We have previously held that "damage to the business of persons subject to a primary boycott, lawfully conducted, is one of the inconveniences for which the law does not afford a remedy." Wright v. Teamsters' Local 690, 33 Wash.2d 905, 913, 207 P.2d 662 (1949). Although petitioner in the instant case was not boycotting in its usual realm (i.e., organizing workers or informing the public of a dispute with an employer), its "do not patronize" message was protected. Protecting the speech here does not affect the statutory prohibition against secondary boycotts which has been upheld. Claiborne, supra 102 S.Ct. at 3425-26.

Caruso's only response to the Claiborne analysis is that the information upon which the "do not patronize" request was based is false and thus not protected. His claim of falsity,

however, properly goes to the defamation cause of action.


Local 690 alleges error because the trial court allowed Caruso to add a defamation claim 5 years 4 months after he had filed his original complaint.

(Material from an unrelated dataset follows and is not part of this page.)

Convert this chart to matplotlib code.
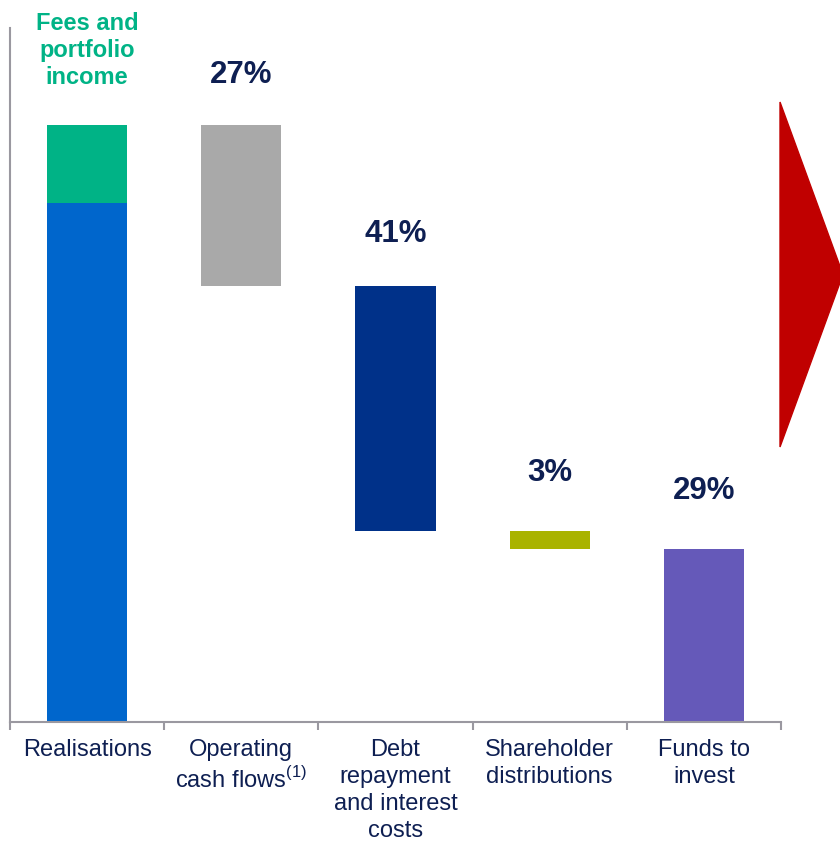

Amendments to pleadings are governed by CR 15(a) which provides, in pertinent part, that "a party may amend his pleading only by leave of court ... and leave shall be freely given when justice so requires." The purpose of pleadings is to "facilitate a proper decision on the merits", Conley v. Gibson, 355 U.S. 41, 48, 78 S.Ct. 99, 103, 2 L.Ed.2d 80 (1957), and not to erect formal and burdensome impediments to the litigation process. Rule 15 of the Federal Rules of Civil Procedure, from which CR 15 was taken, "was designed to facilitate the amendment of pleadings except where prejudice to the opposing party would result." United States v. Hougham, 364 U.S. 310, 316, 81 S.Ct. 13, 18, 5 L.Ed.2d 8 (1960). CR 15 was designed to facilitate the same ends.

Several factors are usually used as criteria by trial courts to determine the propriety of a motion for leave to amend. Petitioner asserts that one of those factors alone, undue delay in making the motion, requires that we reverse the trial court's decision to allow the amendment. We have held that undue delay on the part of the...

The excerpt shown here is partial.